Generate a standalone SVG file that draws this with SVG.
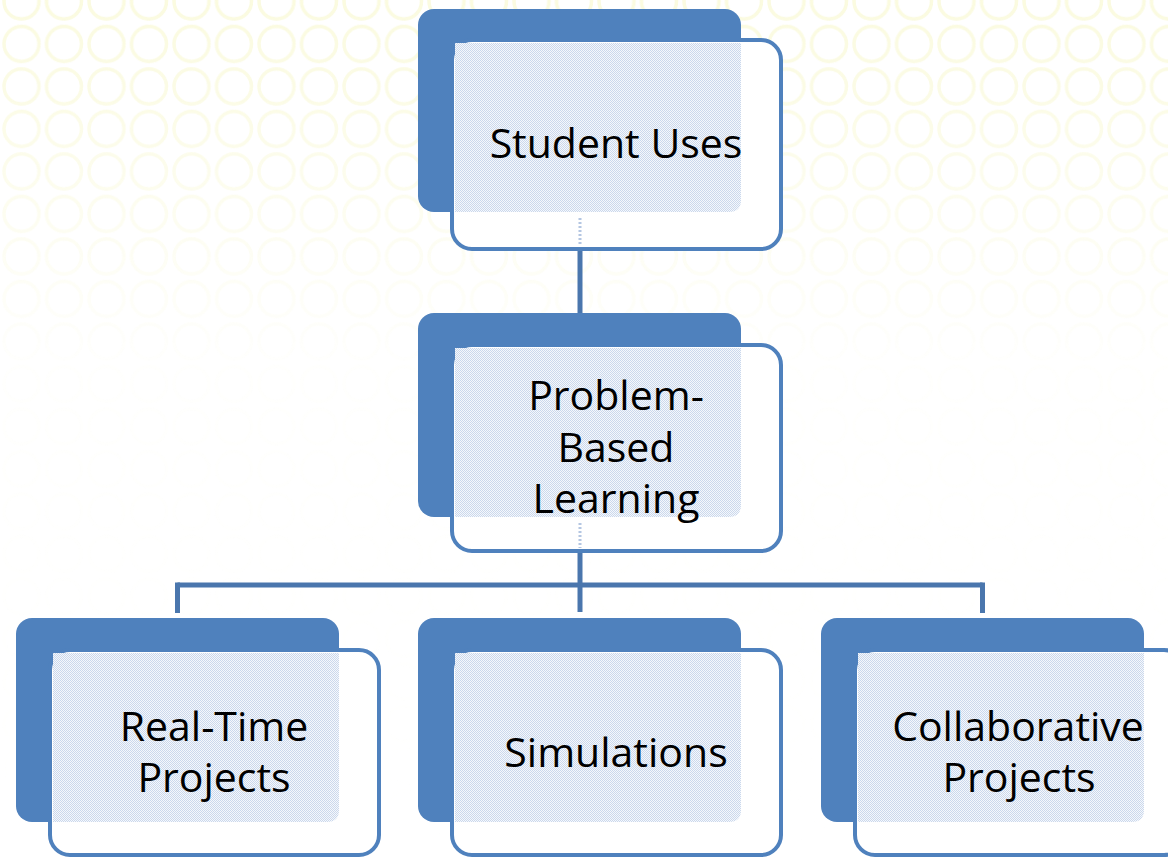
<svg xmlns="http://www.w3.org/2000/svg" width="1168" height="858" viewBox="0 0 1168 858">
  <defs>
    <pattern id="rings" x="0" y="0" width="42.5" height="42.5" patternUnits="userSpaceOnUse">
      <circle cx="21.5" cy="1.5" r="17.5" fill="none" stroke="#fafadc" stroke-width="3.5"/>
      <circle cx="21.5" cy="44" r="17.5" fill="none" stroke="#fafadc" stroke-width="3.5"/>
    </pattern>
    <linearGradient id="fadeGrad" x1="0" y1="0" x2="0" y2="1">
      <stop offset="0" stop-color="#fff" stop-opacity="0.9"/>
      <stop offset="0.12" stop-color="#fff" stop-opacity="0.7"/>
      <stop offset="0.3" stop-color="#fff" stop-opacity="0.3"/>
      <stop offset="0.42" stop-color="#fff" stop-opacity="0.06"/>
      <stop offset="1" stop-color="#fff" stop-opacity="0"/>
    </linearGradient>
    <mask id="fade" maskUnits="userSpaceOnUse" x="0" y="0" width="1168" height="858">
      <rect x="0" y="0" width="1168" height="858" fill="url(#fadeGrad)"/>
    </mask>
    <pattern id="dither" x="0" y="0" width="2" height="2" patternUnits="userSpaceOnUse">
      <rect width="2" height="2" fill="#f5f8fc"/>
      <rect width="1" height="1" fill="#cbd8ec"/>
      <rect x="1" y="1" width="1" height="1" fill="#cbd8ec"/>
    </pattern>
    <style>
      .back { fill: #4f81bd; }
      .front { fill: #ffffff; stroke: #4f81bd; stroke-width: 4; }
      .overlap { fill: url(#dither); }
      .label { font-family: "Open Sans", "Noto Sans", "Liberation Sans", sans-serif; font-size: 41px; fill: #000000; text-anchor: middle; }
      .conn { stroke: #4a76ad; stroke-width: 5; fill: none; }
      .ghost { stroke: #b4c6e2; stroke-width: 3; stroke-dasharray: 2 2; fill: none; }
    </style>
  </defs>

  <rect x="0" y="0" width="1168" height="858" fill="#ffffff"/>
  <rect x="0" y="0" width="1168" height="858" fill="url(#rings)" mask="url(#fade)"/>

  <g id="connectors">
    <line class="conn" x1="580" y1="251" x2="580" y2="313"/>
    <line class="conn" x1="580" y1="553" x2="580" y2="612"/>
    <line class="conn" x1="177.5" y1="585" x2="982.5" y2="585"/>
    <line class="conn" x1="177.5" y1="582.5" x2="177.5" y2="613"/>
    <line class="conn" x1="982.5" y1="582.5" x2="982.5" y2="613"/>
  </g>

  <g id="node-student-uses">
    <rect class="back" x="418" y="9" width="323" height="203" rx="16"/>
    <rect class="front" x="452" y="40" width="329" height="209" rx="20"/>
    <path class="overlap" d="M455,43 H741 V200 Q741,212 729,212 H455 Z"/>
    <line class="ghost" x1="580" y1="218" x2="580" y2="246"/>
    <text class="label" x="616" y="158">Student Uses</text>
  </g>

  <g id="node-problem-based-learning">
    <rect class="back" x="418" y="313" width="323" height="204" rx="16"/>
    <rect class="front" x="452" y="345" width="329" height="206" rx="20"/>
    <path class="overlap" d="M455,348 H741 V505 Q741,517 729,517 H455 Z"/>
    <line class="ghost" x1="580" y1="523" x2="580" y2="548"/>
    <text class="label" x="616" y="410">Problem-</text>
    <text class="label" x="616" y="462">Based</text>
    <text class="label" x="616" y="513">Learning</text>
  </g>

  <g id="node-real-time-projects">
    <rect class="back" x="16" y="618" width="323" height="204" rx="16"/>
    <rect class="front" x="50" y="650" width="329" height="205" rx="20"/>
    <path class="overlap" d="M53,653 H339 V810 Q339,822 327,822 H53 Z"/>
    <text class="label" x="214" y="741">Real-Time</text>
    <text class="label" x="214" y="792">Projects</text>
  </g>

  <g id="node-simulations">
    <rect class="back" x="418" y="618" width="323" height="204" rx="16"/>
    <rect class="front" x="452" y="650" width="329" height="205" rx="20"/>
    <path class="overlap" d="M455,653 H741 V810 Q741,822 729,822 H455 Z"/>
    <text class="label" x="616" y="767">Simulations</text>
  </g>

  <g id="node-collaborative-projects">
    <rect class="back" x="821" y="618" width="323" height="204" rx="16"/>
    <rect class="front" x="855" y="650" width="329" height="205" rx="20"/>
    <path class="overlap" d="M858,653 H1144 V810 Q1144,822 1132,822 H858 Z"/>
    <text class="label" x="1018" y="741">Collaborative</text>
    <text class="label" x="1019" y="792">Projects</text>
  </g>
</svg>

--------------------

* **WORK REQUIRED**: Write out the whole listing exactly, and drop the pictures.

* **WRITTEN RESPONSE**:
Generate a standalone SVG file that draws this with SVG.
<svg xmlns="http://www.w3.org/2000/svg" width="1168" height="858" viewBox="0 0 1168 858">
  <defs>
    <pattern id="rings" x="0" y="0" width="42.5" height="42.5" patternUnits="userSpaceOnUse">
      <circle cx="21.5" cy="1.5" r="17.5" fill="none" stroke="#fafadc" stroke-width="3.5"/>
      <circle cx="21.5" cy="44" r="17.5" fill="none" stroke="#fafadc" stroke-width="3.5"/>
    </pattern>
    <linearGradient id="fadeGrad" x1="0" y1="0" x2="0" y2="1">
      <stop offset="0" stop-color="#fff" stop-opacity="0.9"/>
      <stop offset="0.12" stop-color="#fff" stop-opacity="0.7"/>
      <stop offset="0.3" stop-color="#fff" stop-opacity="0.3"/>
      <stop offset="0.42" stop-color="#fff" stop-opacity="0.06"/>
      <stop offset="1" stop-color="#fff" stop-opacity="0"/>
    </linearGradient>
    <mask id="fade" maskUnits="userSpaceOnUse" x="0" y="0" width="1168" height="858">
      <rect x="0" y="0" width="1168" height="858" fill="url(#fadeGrad)"/>
    </mask>
    <pattern id="dither" x="0" y="0" width="2" height="2" patternUnits="userSpaceOnUse">
      <rect width="2" height="2" fill="#f5f8fc"/>
      <rect width="1" height="1" fill="#cbd8ec"/>
      <rect x="1" y="1" width="1" height="1" fill="#cbd8ec"/>
    </pattern>
    <style>
      .back { fill: #4f81bd; }
      .front { fill: #ffffff; stroke: #4f81bd; stroke-width: 4; }
      .overlap { fill: url(#dither); }
      .label { font-family: "Open Sans", "Noto Sans", "Liberation Sans", sans-serif; font-size: 41px; fill: #000000; text-anchor: middle; }
      .conn { stroke: #4a76ad; stroke-width: 5; fill: none; }
      .ghost { stroke: #b4c6e2; stroke-width: 3; stroke-dasharray: 2 2; fill: none; }
    </style>
  </defs>

  <rect x="0" y="0" width="1168" height="858" fill="#ffffff"/>
  <rect x="0" y="0" width="1168" height="858" fill="url(#rings)" mask="url(#fade)"/>

  <g id="connectors">
    <line class="conn" x1="580" y1="251" x2="580" y2="313"/>
    <line class="conn" x1="580" y1="553" x2="580" y2="612"/>
    <line class="conn" x1="177.5" y1="585" x2="982.5" y2="585"/>
    <line class="conn" x1="177.5" y1="582.5" x2="177.5" y2="613"/>
    <line class="conn" x1="982.5" y1="582.5" x2="982.5" y2="613"/>
  </g>

  <g id="node-student-uses">
    <rect class="back" x="418" y="9" width="323" height="203" rx="16"/>
    <rect class="front" x="452" y="40" width="329" height="209" rx="20"/>
    <path class="overlap" d="M455,43 H741 V200 Q741,212 729,212 H455 Z"/>
    <line class="ghost" x1="580" y1="218" x2="580" y2="246"/>
    <text class="label" x="616" y="158">Student Uses</text>
  </g>

  <g id="node-problem-based-learning">
    <rect class="back" x="418" y="313" width="323" height="204" rx="16"/>
    <rect class="front" x="452" y="345" width="329" height="206" rx="20"/>
    <path class="overlap" d="M455,348 H741 V505 Q741,517 729,517 H455 Z"/>
    <line class="ghost" x1="580" y1="523" x2="580" y2="548"/>
    <text class="label" x="616" y="410">Problem-</text>
    <text class="label" x="616" y="462">Based</text>
    <text class="label" x="616" y="513">Learning</text>
  </g>

  <g id="node-real-time-projects">
    <rect class="back" x="16" y="618" width="323" height="204" rx="16"/>
    <rect class="front" x="50" y="650" width="329" height="205" rx="20"/>
    <path class="overlap" d="M53,653 H339 V810 Q339,822 327,822 H53 Z"/>
    <text class="label" x="214" y="741">Real-Time</text>
    <text class="label" x="214" y="792">Projects</text>
  </g>

  <g id="node-simulations">
    <rect class="back" x="418" y="618" width="323" height="204" rx="16"/>
    <rect class="front" x="452" y="650" width="329" height="205" rx="20"/>
    <path class="overlap" d="M455,653 H741 V810 Q741,822 729,822 H455 Z"/>
    <text class="label" x="616" y="767">Simulations</text>
  </g>

  <g id="node-collaborative-projects">
    <rect class="back" x="821" y="618" width="323" height="204" rx="16"/>
    <rect class="front" x="855" y="650" width="329" height="205" rx="20"/>
    <path class="overlap" d="M858,653 H1144 V810 Q1144,822 1132,822 H858 Z"/>
    <text class="label" x="1018" y="741">Collaborative</text>
    <text class="label" x="1019" y="792">Projects</text>
  </g>
</svg>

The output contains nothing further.